* [TASK DESCRIPTION]:
Give all the lines below again, exactly, with no pictures.

── SOURCE MATERIAL ──

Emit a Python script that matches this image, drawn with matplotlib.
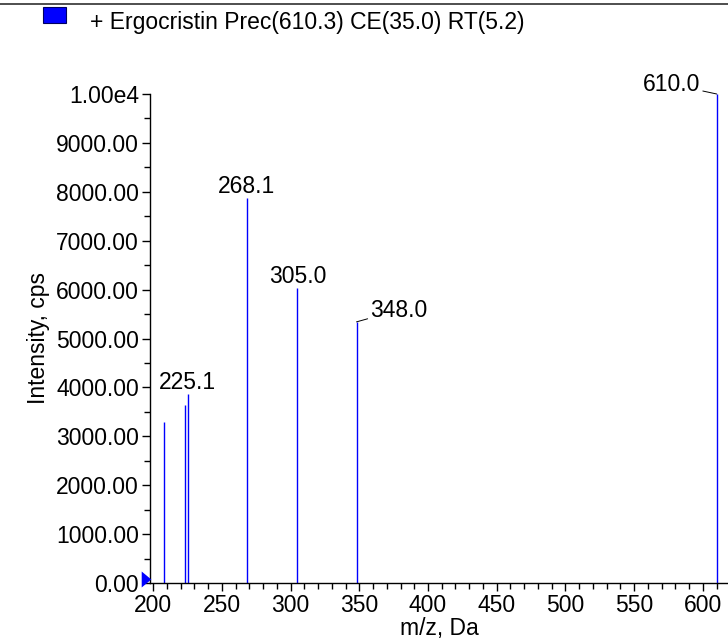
import matplotlib
matplotlib.use("Agg")
import matplotlib.pyplot as plt
from matplotlib.ticker import MultipleLocator, FuncFormatter
from matplotlib.patches import Rectangle
from matplotlib.lines import Line2D
from matplotlib.transforms import offset_copy

plt.rcParams['font.family'] = ['Liberation Sans', 'DejaVu Sans']

mz = [208.0, 223.2, 225.1, 268.1, 305.0, 348.0, 610.0]
intensity = [3290, 3640, 3870, 7870, 6030, 5340, 10000]
labels = {225.1: "225.1", 268.1: "268.1", 305.0: "305.0", 348.0: "348.0", 610.0: "610.0"}
title = "+ Ergocristin Prec(610.3) CE(35.0) RT(5.2)"

FS = 16.5
W, H = 728, 641
fig = plt.figure(figsize=(W / 100, H / 100), dpi=100)
ax = fig.add_axes([150 / W, 1 - 583 / H, 1 - 150 / W, (583 - 94) / H])

ax.vlines(mz, 0, intensity, colors="#0000ff", linewidth=1.0)
ax.set_xlim(197.8, 618.2)
ax.set_ylim(0, 10000)

ax.spines['top'].set_visible(False)
ax.spines['right'].set_visible(False)
ax.spines['left'].set_linewidth(1.0)
ax.spines['bottom'].set_linewidth(1.0)

ax.xaxis.set_major_locator(MultipleLocator(50))
ax.xaxis.set_minor_locator(MultipleLocator(10))
ax.yaxis.set_major_locator(MultipleLocator(1000))
ax.yaxis.set_minor_locator(MultipleLocator(500))

def yfmt(v, pos):
    if abs(v - 10000) < 1e-6:
        return "1.00e4"
    return "%.2f" % v
ax.yaxis.set_major_formatter(FuncFormatter(yfmt))

ax.tick_params(axis='both', which='major', direction='out', length=6, width=1, labelsize=FS, pad=2)
ax.tick_params(axis='both', which='minor', direction='out', length=4, width=1)

ax.set_xlabel("m/z, Da", fontsize=FS, labelpad=0)
ax.set_ylabel("Intensity, cps", fontsize=FS, labelpad=4)

# peak labels
for x, y in zip(mz, intensity):
    if x not in labels:
        continue
    t = labels[x]
    if x == 610.0:
        ax.annotate(t, xy=(x, y), xytext=(-12, 7), textcoords='offset points',
                    ha='right', va='center', fontsize=FS,
                    arrowprops=dict(arrowstyle='-', color='black', lw=0.7, shrinkA=0, shrinkB=0),
                    annotation_clip=False)
    elif x == 348.0:
        ax.annotate(t, xy=(x, y), xytext=(10, 8.5), textcoords='offset points',
                    ha='left', va='center', fontsize=FS,
                    arrowprops=dict(arrowstyle='-', color='black', lw=0.7, shrinkA=0, shrinkB=0))
    else:
        ax.annotate(t, xy=(x, y), xytext=(0, 3.5), textcoords='offset points',
                    ha='center', va='baseline', fontsize=FS)

# blue triangle marker at origin
tri = [(-0.6, -1), (0.6, 0), (-0.6, 1), (-0.6, -1)]
ax.plot([-4 / 578], [0], marker=tri, color='#0000ff', markersize=11.5,
        markeredgewidth=0, clip_on=False, zorder=5,
        transform=offset_copy(ax.get_yaxis_transform(), fig=fig, x=0, y=4.3, units='dots'))

# legend-like title
fig.patches.append(Rectangle((43 / W, 1 - 23 / H), 23 / W, 16 / H, transform=fig.transFigure,
                             facecolor='#0000ff', edgecolor='#000060', linewidth=0.8))
fig.text(90 / W, 1 - 28.5 / H, title, fontsize=FS, va='baseline', ha='left')
fig.lines.append(Line2D([0, 1], [1 - 4 / H, 1 - 4 / H], transform=fig.transFigure,
                        color='#303030', linewidth=1.2))

fig.savefig("out.png", dpi=100)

───

* [WRITTEN ANSWER]:
Emit a Python script that matches this image, drawn with matplotlib.
import matplotlib
matplotlib.use("Agg")
import matplotlib.pyplot as plt
from matplotlib.ticker import MultipleLocator, FuncFormatter
from matplotlib.patches import Rectangle
from matplotlib.lines import Line2D
from matplotlib.transforms import offset_copy

plt.rcParams['font.family'] = ['Liberation Sans', 'DejaVu Sans']

mz = [208.0, 223.2, 225.1, 268.1, 305.0, 348.0, 610.0]
intensity = [3290, 3640, 3870, 7870, 6030, 5340, 10000]
labels = {225.1: "225.1", 268.1: "268.1", 305.0: "305.0", 348.0: "348.0", 610.0: "610.0"}
title = "+ Ergocristin Prec(610.3) CE(35.0) RT(5.2)"

FS = 16.5
W, H = 728, 641
fig = plt.figure(figsize=(W / 100, H / 100), dpi=100)
ax = fig.add_axes([150 / W, 1 - 583 / H, 1 - 150 / W, (583 - 94) / H])

ax.vlines(mz, 0, intensity, colors="#0000ff", linewidth=1.0)
ax.set_xlim(197.8, 618.2)
ax.set_ylim(0, 10000)

ax.spines['top'].set_visible(False)
ax.spines['right'].set_visible(False)
ax.spines['left'].set_linewidth(1.0)
ax.spines['bottom'].set_linewidth(1.0)

ax.xaxis.set_major_locator(MultipleLocator(50))
ax.xaxis.set_minor_locator(MultipleLocator(10))
ax.yaxis.set_major_locator(MultipleLocator(1000))
ax.yaxis.set_minor_locator(MultipleLocator(500))

def yfmt(v, pos):
    if abs(v - 10000) < 1e-6:
        return "1.00e4"
    return "%.2f" % v
ax.yaxis.set_major_formatter(FuncFormatter(yfmt))

ax.tick_params(axis='both', which='major', direction='out', length=6, width=1, labelsize=FS, pad=2)
ax.tick_params(axis='both', which='minor', direction='out', length=4, width=1)

ax.set_xlabel("m/z, Da", fontsize=FS, labelpad=0)
ax.set_ylabel("Intensity, cps", fontsize=FS, labelpad=4)

# peak labels
for x, y in zip(mz, intensity):
    if x not in labels:
        continue
    t = labels[x]
    if x == 610.0:
        ax.annotate(t, xy=(x, y), xytext=(-12, 7), textcoords='offset points',
                    ha='right', va='center', fontsize=FS,
                    arrowprops=dict(arrowstyle='-', color='black', lw=0.7, shrinkA=0, shrinkB=0),
                    annotation_clip=False)
    elif x == 348.0:
        ax.annotate(t, xy=(x, y), xytext=(10, 8.5), textcoords='offset points',
                    ha='left', va='center', fontsize=FS,
                    arrowprops=dict(arrowstyle='-', color='black', lw=0.7, shrinkA=0, shrinkB=0))
    else:
        ax.annotate(t, xy=(x, y), xytext=(0, 3.5), textcoords='offset points',
                    ha='center', va='baseline', fontsize=FS)

# blue triangle marker at origin
tri = [(-0.6, -1), (0.6, 0), (-0.6, 1), (-0.6, -1)]
ax.plot([-4 / 578], [0], marker=tri, color='#0000ff', markersize=11.5,
        markeredgewidth=0, clip_on=False, zorder=5,
        transform=offset_copy(ax.get_yaxis_transform(), fig=fig, x=0, y=4.3, units='dots'))

# legend-like title
fig.patches.append(Rectangle((43 / W, 1 - 23 / H), 23 / W, 16 / H, transform=fig.transFigure,
                             facecolor='#0000ff', edgecolor='#000060', linewidth=0.8))
fig.text(90 / W, 1 - 28.5 / H, title, fontsize=FS, va='baseline', ha='left')
fig.lines.append(Line2D([0, 1], [1 - 4 / H, 1 - 4 / H], transform=fig.transFigure,
                        color='#303030', linewidth=1.2))

fig.savefig("out.png", dpi=100)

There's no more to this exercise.